Instructions to follow. Copy everything in the listing below word for word, apart from any images.

>>>

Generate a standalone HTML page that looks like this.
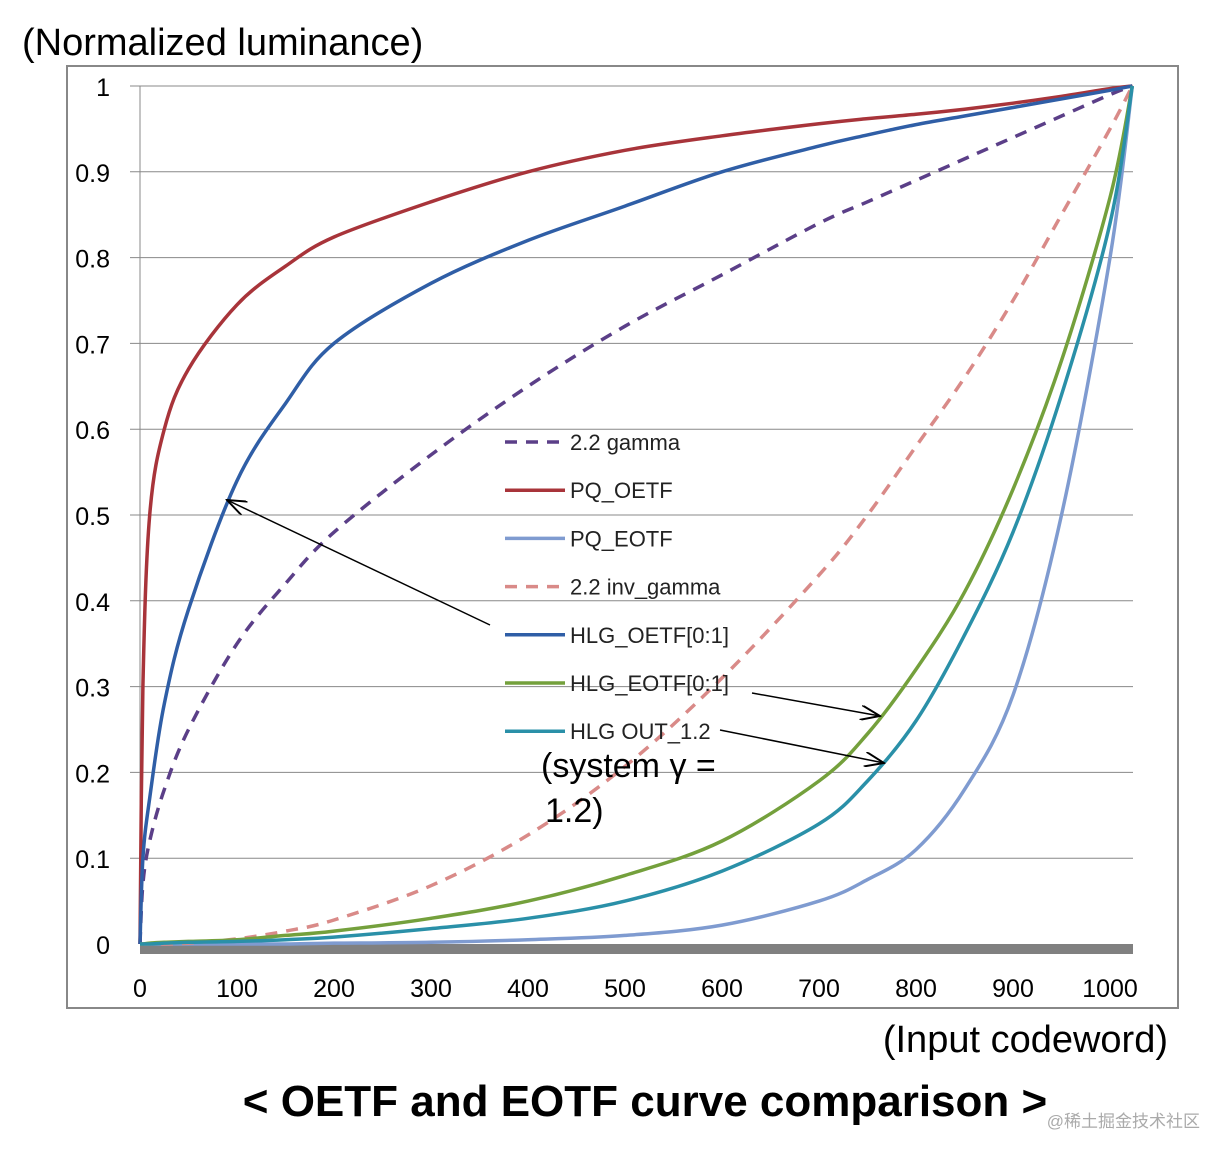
<!DOCTYPE html>
<html><head><meta charset="utf-8"><style>
body{margin:0;background:#fff;}
svg text{font-family:"Liberation Sans","Noto Sans CJK SC",sans-serif;}
</style></head><body>
<svg width="1230" height="1160" viewBox="0 0 1230 1160">
<text x="22" y="55" font-size="38">(Normalized luminance)</text>
<rect x="67" y="66" width="1111" height="942" fill="none" stroke="#888" stroke-width="2"/>
<g id="grid"></g>
<rect x="140" y="944" width="993" height="10" fill="#808080"/>
<g id="ylabels"></g><g id="xlabels"></g>
<g id="series"></g>
<g id="legend"></g>
<defs><marker id="ah" markerWidth="14" markerHeight="10" refX="13" refY="5" orient="auto"><path d="M0,0 L13,5 L0,10" fill="none" stroke="#000" stroke-width="1.3"/></marker></defs>
<line x1="490" y1="625" x2="227" y2="500" stroke="#000" stroke-width="1.5" marker-end="url(#ah)"/>
<line x1="752" y1="693" x2="880" y2="716" stroke="#000" stroke-width="1.5" marker-end="url(#ah)"/>
<line x1="720" y1="730" x2="884" y2="763" stroke="#000" stroke-width="1.5" marker-end="url(#ah)"/>
<text x="541" y="777" font-size="34">(system γ =</text>
<text x="545" y="822" font-size="34">1.2)</text>
<text x="1168" y="1052" font-size="38" text-anchor="end">(Input codeword)</text>
<text x="645" y="1116" font-size="44" font-weight="bold" text-anchor="middle">&lt; OETF and EOTF curve comparison &gt;</text>
<text x="1200" y="1127" font-size="17" fill="#aaa" text-anchor="end">@稀土掘金技术社区</text>
</svg>
<script>
const xTicks=[0,100,200,300,400,500,600,700,800,900,1000];
const yTicks=[0,0.1,0.2,0.3,0.4,0.5,0.6,0.7,0.8,0.9,1];
const yTickLabels=["0","0.1","0.2","0.3","0.4","0.5","0.6","0.7","0.8","0.9","1"];
const codes=[0,3,10,25,50,100,150,200,300,400,500,600,700,750,800,850,900,950,1000,1023];
const gamma22=[0,0.07,0.12,0.18,0.25,0.35,0.42,0.48,0.57,0.65,0.72,0.78,0.84,0.865,0.89,0.915,0.94,0.965,0.99,1];
const pqOetf=[0,0.3,0.5,0.6,0.67,0.745,0.79,0.824,0.865,0.9,0.925,0.942,0.956,0.962,0.967,0.973,0.98,0.988,0.997,1];
const pqEotf=[0,0,0,0,0,0,0,0.001,0.002,0.005,0.01,0.022,0.05,0.075,0.11,0.18,0.29,0.5,0.8,1];
const invGamma22=[0,0,0,0,0.001,0.006,0.015,0.028,0.068,0.127,0.207,0.31,0.43,0.5,0.58,0.66,0.75,0.85,0.95,1];
const hlgOetf=[0,0.1,0.17,0.28,0.39,0.54,0.63,0.7,0.77,0.82,0.86,0.9,0.93,0.943,0.955,0.965,0.975,0.985,0.995,1];
const hlgEotf=[0,0,0.001,0.002,0.003,0.005,0.01,0.015,0.03,0.05,0.08,0.12,0.19,0.245,0.32,0.41,0.53,0.68,0.87,1];
const hlgOut=[0,0,0,0.001,0.002,0.003,0.005,0.008,0.018,0.03,0.05,0.085,0.14,0.19,0.26,0.36,0.48,0.64,0.84,1];
const seriesNames=["2.2 gamma","PQ_OETF","PQ_EOTF","2.2 inv_gamma","HLG_OETF[0:1]","HLG_EOTF[0:1]","HLG OUT_1.2"];
const seriesData=[gamma22,pqOetf,pqEotf,invGamma22,hlgOetf,hlgEotf,hlgOut];
const colors=["#5b3f88","#a8343a","#7f9bd0","#d98a88","#2f5ea6","#74a03c","#2a90a8"];
const dashed=[true,false,false,true,false,false,false];
const NS="http://www.w3.org/2000/svg";
const xs=v=>140+v*0.97, ys=v=>944-v*858;
function mk(t,a,p){const e=document.createElementNS(NS,t);for(const k in a)e.setAttribute(k,a[k]);p.appendChild(e);return e;}
function smooth(P){let d='M'+P[0][0].toFixed(1)+','+P[0][1].toFixed(1);
for(let i=0;i<P.length-1;i++){const p0=P[Math.max(0,i-1)],p1=P[i],p2=P[i+1],p3=P[Math.min(P.length-1,i+2)];
const c1=[p1[0]+(p2[0]-p0[0])/6,p1[1]+(p2[1]-p0[1])/6],c2=[p2[0]-(p3[0]-p1[0])/6,p2[1]-(p3[1]-p1[1])/6];
d+=' C'+c1.map(v=>v.toFixed(1)).join(',')+' '+c2.map(v=>v.toFixed(1)).join(',')+' '+p2.map(v=>v.toFixed(1)).join(',');}
return d;}
const grid=document.getElementById('grid');
yTicks.forEach((t,i)=>{if(t===0)return;const l=mk('line',{x1:130,x2:1133,y1:ys(t),y2:ys(t),stroke:'#888','stroke-width':1},grid);

});
const vl=mk('line',{x1:140,x2:140,y1:ys(1),y2:944,stroke:'#888'},grid);


const yl=document.getElementById('ylabels');
yTicks.forEach((t,i)=>{const e=mk('text',{x:110,y:ys(t)+10,'font-size':25,'text-anchor':'end'},yl);e.textContent=yTickLabels[i];

});
const xl=document.getElementById('xlabels');
xTicks.forEach(t=>{const e=mk('text',{x:xs(t),y:997,'font-size':25,'text-anchor':'middle'},xl);e.textContent=String(t);

});
const sg=document.getElementById('series');
seriesData.forEach((d,i)=>{const P=d.map((v,j)=>[xs(codes[j]),ys(v)]);
const p=mk('path',{d:smooth(P),fill:'none',stroke:colors[i],'stroke-width':3.5,'stroke-linejoin':'round'},sg);
if(dashed[i])p.setAttribute('stroke-dasharray','12,9');

});
const lg=document.getElementById('legend');
seriesNames.forEach((n,i)=>{const y=442+i*48.2;
const l=mk('line',{x1:505,x2:565,y1:y,y2:y,stroke:colors[i],'stroke-width':3.5},lg);
if(dashed[i])l.setAttribute('stroke-dasharray','12,9');


const t=mk('text',{x:570,y:y+8,'font-size':22,fill:'#222'},lg);t.textContent=n;

});
</script>
</body></html>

<<<

Response to the exercise.
Generate a standalone HTML page that looks like this.
<!DOCTYPE html>
<html><head><meta charset="utf-8"><style>
body{margin:0;background:#fff;}
svg text{font-family:"Liberation Sans","Noto Sans CJK SC",sans-serif;}
</style></head><body>
<svg width="1230" height="1160" viewBox="0 0 1230 1160">
<text x="22" y="55" font-size="38">(Normalized luminance)</text>
<rect x="67" y="66" width="1111" height="942" fill="none" stroke="#888" stroke-width="2"/>
<g id="grid"></g>
<rect x="140" y="944" width="993" height="10" fill="#808080"/>
<g id="ylabels"></g><g id="xlabels"></g>
<g id="series"></g>
<g id="legend"></g>
<defs><marker id="ah" markerWidth="14" markerHeight="10" refX="13" refY="5" orient="auto"><path d="M0,0 L13,5 L0,10" fill="none" stroke="#000" stroke-width="1.3"/></marker></defs>
<line x1="490" y1="625" x2="227" y2="500" stroke="#000" stroke-width="1.5" marker-end="url(#ah)"/>
<line x1="752" y1="693" x2="880" y2="716" stroke="#000" stroke-width="1.5" marker-end="url(#ah)"/>
<line x1="720" y1="730" x2="884" y2="763" stroke="#000" stroke-width="1.5" marker-end="url(#ah)"/>
<text x="541" y="777" font-size="34">(system γ =</text>
<text x="545" y="822" font-size="34">1.2)</text>
<text x="1168" y="1052" font-size="38" text-anchor="end">(Input codeword)</text>
<text x="645" y="1116" font-size="44" font-weight="bold" text-anchor="middle">&lt; OETF and EOTF curve comparison &gt;</text>
<text x="1200" y="1127" font-size="17" fill="#aaa" text-anchor="end">@稀土掘金技术社区</text>
</svg>
<script>
const xTicks=[0,100,200,300,400,500,600,700,800,900,1000];
const yTicks=[0,0.1,0.2,0.3,0.4,0.5,0.6,0.7,0.8,0.9,1];
const yTickLabels=["0","0.1","0.2","0.3","0.4","0.5","0.6","0.7","0.8","0.9","1"];
const codes=[0,3,10,25,50,100,150,200,300,400,500,600,700,750,800,850,900,950,1000,1023];
const gamma22=[0,0.07,0.12,0.18,0.25,0.35,0.42,0.48,0.57,0.65,0.72,0.78,0.84,0.865,0.89,0.915,0.94,0.965,0.99,1];
const pqOetf=[0,0.3,0.5,0.6,0.67,0.745,0.79,0.824,0.865,0.9,0.925,0.942,0.956,0.962,0.967,0.973,0.98,0.988,0.997,1];
const pqEotf=[0,0,0,0,0,0,0,0.001,0.002,0.005,0.01,0.022,0.05,0.075,0.11,0.18,0.29,0.5,0.8,1];
const invGamma22=[0,0,0,0,0.001,0.006,0.015,0.028,0.068,0.127,0.207,0.31,0.43,0.5,0.58,0.66,0.75,0.85,0.95,1];
const hlgOetf=[0,0.1,0.17,0.28,0.39,0.54,0.63,0.7,0.77,0.82,0.86,0.9,0.93,0.943,0.955,0.965,0.975,0.985,0.995,1];
const hlgEotf=[0,0,0.001,0.002,0.003,0.005,0.01,0.015,0.03,0.05,0.08,0.12,0.19,0.245,0.32,0.41,0.53,0.68,0.87,1];
const hlgOut=[0,0,0,0.001,0.002,0.003,0.005,0.008,0.018,0.03,0.05,0.085,0.14,0.19,0.26,0.36,0.48,0.64,0.84,1];
const seriesNames=["2.2 gamma","PQ_OETF","PQ_EOTF","2.2 inv_gamma","HLG_OETF[0:1]","HLG_EOTF[0:1]","HLG OUT_1.2"];
const seriesData=[gamma22,pqOetf,pqEotf,invGamma22,hlgOetf,hlgEotf,hlgOut];
const colors=["#5b3f88","#a8343a","#7f9bd0","#d98a88","#2f5ea6","#74a03c","#2a90a8"];
const dashed=[true,false,false,true,false,false,false];
const NS="http://www.w3.org/2000/svg";
const xs=v=>140+v*0.97, ys=v=>944-v*858;
function mk(t,a,p){const e=document.createElementNS(NS,t);for(const k in a)e.setAttribute(k,a[k]);p.appendChild(e);return e;}
function smooth(P){let d='M'+P[0][0].toFixed(1)+','+P[0][1].toFixed(1);
for(let i=0;i<P.length-1;i++){const p0=P[Math.max(0,i-1)],p1=P[i],p2=P[i+1],p3=P[Math.min(P.length-1,i+2)];
const c1=[p1[0]+(p2[0]-p0[0])/6,p1[1]+(p2[1]-p0[1])/6],c2=[p2[0]-(p3[0]-p1[0])/6,p2[1]-(p3[1]-p1[1])/6];
d+=' C'+c1.map(v=>v.toFixed(1)).join(',')+' '+c2.map(v=>v.toFixed(1)).join(',')+' '+p2.map(v=>v.toFixed(1)).join(',');}
return d;}
const grid=document.getElementById('grid');
yTicks.forEach((t,i)=>{if(t===0)return;const l=mk('line',{x1:130,x2:1133,y1:ys(t),y2:ys(t),stroke:'#888','stroke-width':1},grid);

});
const vl=mk('line',{x1:140,x2:140,y1:ys(1),y2:944,stroke:'#888'},grid);


const yl=document.getElementById('ylabels');
yTicks.forEach((t,i)=>{const e=mk('text',{x:110,y:ys(t)+10,'font-size':25,'text-anchor':'end'},yl);e.textContent=yTickLabels[i];

});
const xl=document.getElementById('xlabels');
xTicks.forEach(t=>{const e=mk('text',{x:xs(t),y:997,'font-size':25,'text-anchor':'middle'},xl);e.textContent=String(t);

});
const sg=document.getElementById('series');
seriesData.forEach((d,i)=>{const P=d.map((v,j)=>[xs(codes[j]),ys(v)]);
const p=mk('path',{d:smooth(P),fill:'none',stroke:colors[i],'stroke-width':3.5,'stroke-linejoin':'round'},sg);
if(dashed[i])p.setAttribute('stroke-dasharray','12,9');

});
const lg=document.getElementById('legend');
seriesNames.forEach((n,i)=>{const y=442+i*48.2;
const l=mk('line',{x1:505,x2:565,y1:y,y2:y,stroke:colors[i],'stroke-width':3.5},lg);
if(dashed[i])l.setAttribute('stroke-dasharray','12,9');


const t=mk('text',{x:570,y:y+8,'font-size':22,fill:'#222'},lg);t.textContent=n;

});
</script>
</body></html>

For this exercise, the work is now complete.